2012年に提供が禁止された牛レバーの生食(レバ刺し)だが、消費者からの人気は根強く、
罰則(2年以下の懲役か200万円以下の罰金)が定められているにもかかわらず、隠れて提供している店もあるようだ。
こうした牛レバーの生食によって起こる病気として、肝蛭(かんてつ)症がある。岐阜県食肉衛生検査所の松尾加代子氏は、
日本寄生虫学会の会合で、原因となる寄生虫の肝蛭に感染したばかりの牛が検査などで見落とされ、
市場に出回っている恐れがあるとして注意が必要と呼びかけた。なお、肝蛭は牛だけでなく、豚や羊などのレバーにも寄生する。
牛の肝臓に寄生する肝蛭の成虫
http://kenko100.jp/images/assets/2014/05/275x229x140507_fasciolasp.jpg.pagespeed.ic.OrAHunyhgp.jpg 感染すると肝臓の痛みや黄疸など
肝蛭は体長5ミリほどの寄生虫で、成虫は体長2〜3センチ、幅1センチほどになる(写真)。

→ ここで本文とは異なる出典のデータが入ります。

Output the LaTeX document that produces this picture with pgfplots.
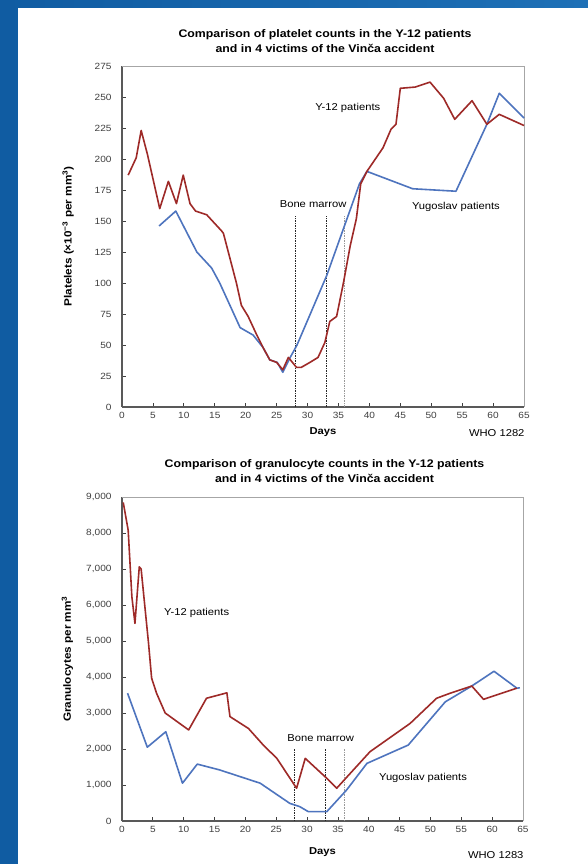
\documentclass[border=0pt]{standalone}
\usepackage{fontspec}
\setmainfont{Liberation Sans}[FakeStretch=1.12]
\usepackage{pgfplots}
\pgfplotsset{compat=1.18}
\definecolor{yred}{RGB}{158,42,40}
\definecolor{yblue}{RGB}{78,116,190}
\definecolor{bgblue}{RGB}{16,92,162}
\definecolor{bgblue2}{RGB}{30,112,182}
\pgfplotsset{
  common/.style={
    scale only axis, clip=false,
    xmin=0, xmax=65, xtick={0,5,...,65},
    axis x line*=bottom, axis y line*=left,
    tick align=inside, major tick length=4pt,
    tick style={black!75, line width=0.8pt},
    axis line style={black!65, line width=1.3pt},
    ticklabel style={font=\fontsize{9}{10}\selectfont, text=black!75},
    /pgf/number format/assume math mode=true,
    scaled y ticks=false,
    xticklabel style={yshift=-2pt},
    yticklabel style={xshift=-7pt},
    every axis plot/.append style={line width=1.6pt, line join=round},
    xlabel={Days},
    xlabel style={anchor=center, font=\bfseries\fontsize{10}{12}\selectfont},
    ylabel style={anchor=center, font=\bfseries\fontsize{10.5}{12}\selectfont},
  },
  marrow/.style={line width=0.9pt, dash pattern=on 1.5pt off 1pt},
}
\newcommand{\annot}{\fontsize{10}{12}\selectfont}
\begin{document}
\begin{tikzpicture}
\path[use as bounding box] (0pt,0pt) rectangle (588pt,864pt);
\shade[left color=bgblue, right color=bgblue2] (0pt,0pt) rectangle (588pt,864pt);
\fill[white] (18pt,0pt) rectangle (588pt,856pt);

% ---------- Platelets ----------
\begin{axis}[common,
  at={(122pt,457pt)}, anchor=south west,
  width=402pt, height=341pt,
  ymin=0, ymax=275, ytick={0,25,...,275},
  ylabel={Platelets (×10\textsuperscript{−3} per mm\textsuperscript{3})},
  ylabel style={at={(axis description cs:-0.134,0.5)}},
  xlabel style={at={(axis description cs:0.5,-0.075)}},
]
\draw[black!35, line width=0.9pt] (rel axis cs:0,1) -- (rel axis cs:1,1) -- (rel axis cs:1,0);
\addplot[marrow, black!85] coordinates {(28,0) (28,154)};
\addplot[marrow, black!85] coordinates {(33,0) (33,154)};
\addplot[marrow, black!40] coordinates {(36,0) (36,154)};
% Yugoslav patients
\addplot[yblue] coordinates {
(6,146) (8.7,158) (12.1,125) (14.5,112) (15.8,100) (19.1,64) (21.2,58) (22.8,48)
(23.9,38) (25.1,36) (26,28) (27.2,40) (28.3,50) (33.1,106) (38.4,180) (39.6,190)
(47,176) (54,174) (59,228) (61,253) (65,233)};
% Y-12 patients
\addplot[yred] coordinates {
(1,187) (2.3,201) (3.1,223) (4.1,204) (6.1,160) (7.5,182) (8.8,164) (9.9,187)
(11,164) (11.9,158) (13.7,155) (16.1,142) (16.4,140) (18.5,100) (19.3,82) (20.4,73)
(21.8,58) (22.8,48) (23.9,38) (25,36) (26,30) (26.9,40) (28.2,32) (29,32) (30.4,36)
(31.7,40) (32.8,52) (33.6,69) (34.7,73) (35.8,100) (36.9,130) (37.9,152) (38.6,180)
(39.6,190) (42.2,209) (43.5,224) (44.3,228) (45,257) (47.4,258) (49.8,262) (52,249)
(53.8,232) (56.6,247) (59,228) (61,236) (65,227)};
\node[font=\annot] at (axis cs:36.5,241.5) {Y-12 patients};
\node[font=\annot] at (axis cs:54,161) {Yugoslav patients};
\node[font=\annot] at (axis cs:30.9,164) {Bone marrow};
\node[font=\annot, anchor=east] at (axis description cs:1.01,-0.075) {WHO 1282};
\node[font=\bfseries\fontsize{11}{15}\selectfont, align=center] at (axis description cs:0.505,1.072)
  {Comparison of platelet counts in the Y-12 patients\\and in 4 victims of the Vinča accident};
\end{axis}

% ---------- Granulocytes ----------
\begin{axis}[common,
  at={(122pt,43pt)}, anchor=south west,
  width=401pt, height=324pt,
  ymin=0, ymax=9000, ytick={0,1000,...,9000},
  yticklabel style={/pgf/number format/1000 sep={,}},
  ylabel={Granulocytes per mm\textsuperscript{3}},
  ylabel style={at={(axis description cs:-0.136,0.5)}},
  xlabel style={at={(axis description cs:0.5,-0.096)}},
]
\draw[black!35, line width=0.9pt] (rel axis cs:0,1) -- (rel axis cs:1,1) -- (rel axis cs:1,0);
\addplot[marrow, black!85] coordinates {(28,0) (28,2000)};
\addplot[marrow, black!85] coordinates {(33,0) (33,2000)};
\addplot[marrow, black!40] coordinates {(36,0) (36,2000)};
% Yugoslav patients
\addplot[yblue] coordinates {
(0.9,3550) (4.1,2050) (7.1,2480) (9.8,1050) (12.2,1580) (15.8,1420) (22.4,1050)
(27.2,490) (28.8,400) (30.2,260) (33.2,260) (36.4,860) (39.7,1600) (46.4,2110)
(52.4,3310) (56.7,3750) (60.3,4160) (64,3690) (64.5,3700)};
% Y-12 patients
\addplot[yred] coordinates {
(0.2,8850) (1,8080) (1.6,6230) (2.1,5490) (2.8,7060) (3.1,7000) (4.3,4940) (4.8,3970)
(5.6,3550) (7,3000) (10.8,2530) (13.7,3410) (17,3560) (17.5,2900) (20.5,2570)
(22.9,2110) (25.1,1740) (28.3,910) (29.7,1740) (33.2,1185) (34.8,910) (40.2,1925)
(46.7,2710) (51,3410) (53.2,3550) (56.7,3750) (58.6,3380) (64,3690)};
\node[font=\annot] at (axis cs:12.1,5770) {Y-12 patients};
\node[font=\annot] at (axis cs:48.8,1190) {Yugoslav patients};
\node[font=\annot] at (axis cs:32.2,2300) {Bone marrow};
\node[font=\annot, anchor=east] at (axis description cs:1.01,-0.105) {WHO 1283};
\node[font=\bfseries\fontsize{11}{15}\selectfont, align=center] at (axis description cs:0.505,1.079)
  {Comparison of granulocyte counts in the Y-12 patients\\and in 4 victims of the Vinča accident};
\end{axis}
\end{tikzpicture}
\end{document}
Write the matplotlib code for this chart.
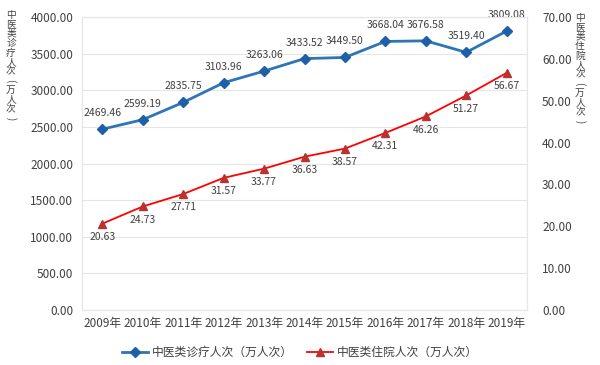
import matplotlib
matplotlib.use("Agg")
import matplotlib.pyplot as plt

plt.rcParams["font.family"] = ["Noto Sans CJK SC", "DejaVu Sans"]

# Chart data
years = ["2009年", "2010年", "2011年", "2012年", "2013年", "2014年",
         "2015年", "2016年", "2017年", "2018年", "2019年"]
visits = [2469.46, 2599.19, 2835.75, 3103.96, 3263.06, 3433.52,
          3449.50, 3668.04, 3676.58, 3519.40, 3809.08]
inpatients = [20.63, 24.73, 27.71, 31.57, 33.77, 36.63,
              38.57, 42.31, 46.26, 51.27, 56.67]
left_ticks = [0, 500, 1000, 1500, 2000, 2500, 3000, 3500, 4000]
right_ticks = [0, 10, 20, 30, 40, 50, 60, 70]
visits_name = "中医类诊疗人次（万人次）"
inpatients_name = "中医类住院人次（万人次）"

text_color = "#404040"
grid_color = "#e6e6e6"

W, H = 600, 365
fig = plt.figure(figsize=(W / 100, H / 100), dpi=100)
ax = fig.add_axes([0.137, 0.151, 0.741, 0.802])
ax2 = ax.twinx()

x = list(range(len(years)))

l1, = ax.plot(x, visits, color="#2e75b6", lw=2, marker="D", ms=5,
              mfc="#1f5fa8", mec="#1f5fa8", label=visits_name, zorder=3)
l2, = ax2.plot(x, inpatients, color="#ff0000", lw=1.3, marker="^", ms=6,
               mfc="#b83232", mec="#b83232", label=inpatients_name, zorder=3)

for xi, v in zip(x, visits):
    ax.annotate(f"{v:.2f}", (xi, v), xytext=(0, 8), textcoords="offset points",
                ha="center", va="bottom", fontsize=7.5, color=text_color)
for xi, v in zip(x, inpatients):
    ax2.annotate(f"{v:.2f}", (xi, v), xytext=(0, -6), textcoords="offset points",
                 ha="center", va="top", fontsize=7.5, color=text_color)

ax.set_xlim(-0.5, len(years) - 0.5)
ax.set_ylim(0, 4000)
ax2.set_ylim(0, 70)
ax.set_yticks(left_ticks)
ax.set_yticklabels([f"{t:.2f}" for t in left_ticks])
ax2.set_yticks(right_ticks)
ax2.set_yticklabels([f"{t:.2f}" for t in right_ticks])
ax.set_xticks(x)
ax.set_xticklabels(years)

ax.grid(axis="y", color=grid_color, lw=0.8)
ax.set_axisbelow(True)
for a in (ax, ax2):
    for s in a.spines.values():
        s.set_color(grid_color)
    a.tick_params(length=0, labelsize=8.5, colors=text_color)
ax.tick_params(axis="y", pad=6.5)
ax2.tick_params(axis="y", pad=11)
ax.tick_params(axis="x", pad=5)


# Vertical axis titles, one character per row (brackets turned sideways)
def vert_title(name, x_px, y0_px, step=9.4):
    for i, ch in enumerate(name):
        rot = 0
        if ch in "（）":
            ch = "(" if ch == "（" else ")"
            rot = -90
        fig.text(x_px / W, 1 - (y0_px + i * step) / H, ch, ha="center",
                 va="center", fontsize=7, color=text_color, rotation=rot)


vert_title(visits_name, 11, 15)
vert_title(inpatients_name, 580, 18)

fig.legend(handles=[l1, l2], loc="center", bbox_to_anchor=(0.5, 0.035),
           ncol=2, frameon=False, fontsize=8.5, handlelength=2.2,
           columnspacing=1.2, handletextpad=0.3, labelcolor=text_color)

fig.savefig("out.png", dpi=100)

中間宿主(幼虫が発育する場所)は水田や小川などにすむ巻き貝のヒメモノアラガイ、終宿主(成虫が繁殖する場所)は人、牛、豚、羊など。成長すると水辺の植物にくっつくため、これらをよく洗わないで食べても感染する。
肝蛭に感染すると、肝臓の痛みや腫れ、機能異常、発熱、黄疸(おうだん)、嘔吐(おうと)、じんましん、発熱、下痢、貧血などの症状が現れる。
糞便(ふんべん)や胆汁などの検査で卵が出てくれば診断がつき、治療は抗線虫薬のプラジカンテル(商品名ビルトリシド)などを服用する。
全国の屠(と)畜場で肝蛭が発見される割合は減っており、近年は1%程度。しかし、人への感染報告は年に数例あるという。
そこで松尾氏は、同検査所管内で肝蛭に感染した牛の実態を調査した。
農家の高齢化で対策に遅れも
岐阜県内で処理される牛の過半数は愛知県産だが、2009〜11年度に肝蛭感染で肝臓を廃棄した54頭のうち、半数は岐阜県内の特定の農家から出荷されていることが判明した。
そのため松尾氏は、岐阜県中央家畜保健衛生所などと連携し、2011年に農家を視察、翌年にヒメモノアラガイを含む巻き貝の調査を行った。
その結果、肝蛭に感染した牛を多く出荷していた農家では、牛の飲み水用の水槽からあふれた水が地面にたまったまま放置されており、巻き貝の繁殖には絶好の環境だった。